The Kremlin is convincing no one outside of Russia. But that obscures the fact that Putin’s war of choice has benefited one man immeasurably: Putin himself. Russians broadly support the “special military operation” and, despite overwhelming propaganda artificially inflating his popularity, much of that approval appears to be genuine. Putin has consolidated political control by publicly humiliating his entire national security apparatus and implicating them in his crimes. They are now utterly dependent on him for their jobs and livelihood. His Mafia patronage puts Russian industry squarely in his pocket. The only vocal opposition comes from his right, demanding escalation, and improved combat effectiveness. But those hawks are under no illusions about the Russian army’s battlefield performance and are unlikely to challenge Putin for control of this debacle.

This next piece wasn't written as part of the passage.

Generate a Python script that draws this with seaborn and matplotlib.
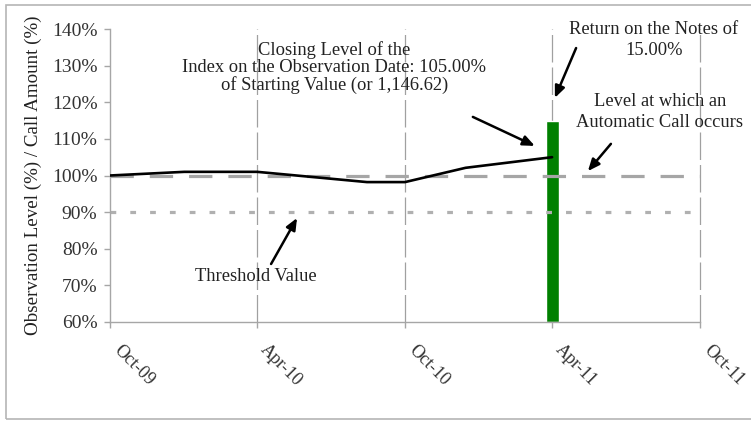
import matplotlib
matplotlib.use("Agg")
import matplotlib.pyplot as plt
from matplotlib.patches import Rectangle
import seaborn as sns
import pandas as pd

# ---- data ----
line_dates = ["2009-10-01", "2010-01-01", "2010-04-01", "2010-08-15",
              "2010-10-01", "2010-12-15", "2011-04-01"]
line_values = [100, 101, 101, 98.2, 98.2, 102.1, 105]

bar_date = "2011-04-01"
bar_bottom = 60
bar_top = 115

call_level = 100
threshold_level = 90

tick_dates = ["2009-10-01", "2010-04-01", "2010-10-01", "2011-04-01", "2011-10-01"]
tick_labels = ["Oct-09", "Apr-10", "Oct-10", "Apr-11", "Oct-11"]
y_ticks = [60, 70, 80, 90, 100, 110, 120, 130, 140]
y_tick_labels = [f"{v}%" for v in y_ticks]

ylabel = "Observation Level (%) / Call Amount (%)"
txt_closing = "Closing Level of the\nIndex on the Observation Date: 105.00%\nof Starting Value (or 1,146.62)"
txt_return = "Return on the Notes of\n15.00%"
txt_call = "Level at which an\nAutomatic Call occurs"
txt_threshold = "Threshold Value"

# ---- style ----
sns.set_theme(style="white")
plt.rcParams["font.family"] = ["Liberation Serif", "DejaVu Serif"]

W, H = 751, 422
fig = plt.figure(figsize=(W / 100, H / 100), dpi=100)
ax = fig.add_axes([110 / W, 1 - 322 / H, 590 / W, 293 / H])

df = pd.DataFrame({"date": pd.to_datetime(line_dates), "value": line_values})
tick_dt = pd.to_datetime(tick_dates)
x0, x1 = tick_dt[0], tick_dt[-1]

grey = "#a6a6a6"

# vertical grid lines
for d in tick_dt[1:]:
    ax.axvline(d, color="#a0a0a0", lw=0.9, ls=(0, (22, 4)), zorder=0, clip_on=False)

# green bar
ax.bar(pd.to_datetime([bar_date]), [bar_top - bar_bottom], bottom=bar_bottom,
       width=16, color="#008000", zorder=1)

# reference lines
ax.plot([x0, x1], [call_level, call_level], color=grey, lw=2.3,
        ls=(0, (7.3, 5)), zorder=2, dash_capstyle="butt")
ax.plot([x0, x1], [threshold_level, threshold_level], color="#b0b0b0", lw=2.3,
        ls=(0, (1.8, 4.4)), zorder=2, dash_capstyle="butt")

# index line
sns.lineplot(data=df, x="date", y="value", ax=ax, color="black", lw=1.9, zorder=3)

ax.set_xlim(x0, x1)
ax.set_ylim(60, 140)
ax.set_yticks(y_ticks)
ax.set_yticklabels(y_tick_labels)
ax.set_xticks(tick_dt)
ax.set_xticklabels(tick_labels, rotation=-45, ha="left", va="top")
ax.set_xlabel("")
ax.set_ylabel(ylabel, fontsize=13.7, color="#222222", labelpad=7)

for s in ["top", "right"]:
    ax.spines[s].set_visible(False)
for s in ["left", "bottom"]:
    ax.spines[s].set_color(grey)
    ax.spines[s].set_linewidth(1.0)

ax.tick_params(axis="y", which="major", left=True, length=4, width=1.0,
               color=grey, labelsize=14, labelcolor="#333333", pad=5)
ax.tick_params(axis="x", which="major", bottom=True, length=4, width=1.0,
               color=grey, labelsize=13, labelcolor="#333333", pad=10)
ax.grid(False)
ax.set_facecolor("none")

# annotations
tc = "#222222"
fs = 13.3
ax.text(0.380, 0.867, txt_closing, transform=ax.transAxes, ha="center", va="center",
        fontsize=fs, color=tc, linespacing=1.0)
ax.text(0.922, 0.962, txt_return, transform=ax.transAxes, ha="center", va="center",
        fontsize=fs, color=tc, linespacing=1.35)
ax.text(0.932, 0.718, txt_call, transform=ax.transAxes, ha="center", va="center",
        fontsize=fs, color=tc, linespacing=1.3)
ax.text(0.247, 0.154, txt_threshold, transform=ax.transAxes, ha="center", va="center",
        fontsize=fs, color=tc)

arrows = [((0.615, 0.700), (0.720, 0.601)),
          ((0.790, 0.935), (0.754, 0.765)),
          ((0.849, 0.608), (0.810, 0.515)),
          ((0.273, 0.198), (0.317, 0.355))]
for tail, head in arrows:
    ax.annotate("", xy=head, xytext=tail, xycoords="axes fraction",
                textcoords="axes fraction",
                arrowprops=dict(arrowstyle="-|>,head_length=0.7,head_width=0.3",
                                color="black", lw=1.8, shrinkA=0, shrinkB=0,
                                mutation_scale=10),
                annotation_clip=False)

# outer frame
fig.patches.append(Rectangle((6 / W, 3 / H), 1.2, 1 - 8 / H, transform=fig.transFigure,
                             fill=False, edgecolor="#b5b5b5", lw=1.2))

fig.savefig("out.png", dpi=100)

Propaganda, especially clumsy efforts like those examined here, can cut both ways. It can communicate, unintentionally, much more than the political masters who direct it would like to reveal. Whether it is a massive earthworks project hand-built by hundreds of thousands of press-ganged labourers, or the accidental admission that elders cannot afford the basics of life, the irony of propaganda reminds us that not everything can be controlled, messaged, or manipulated. Sometimes reality cannot be suppressed.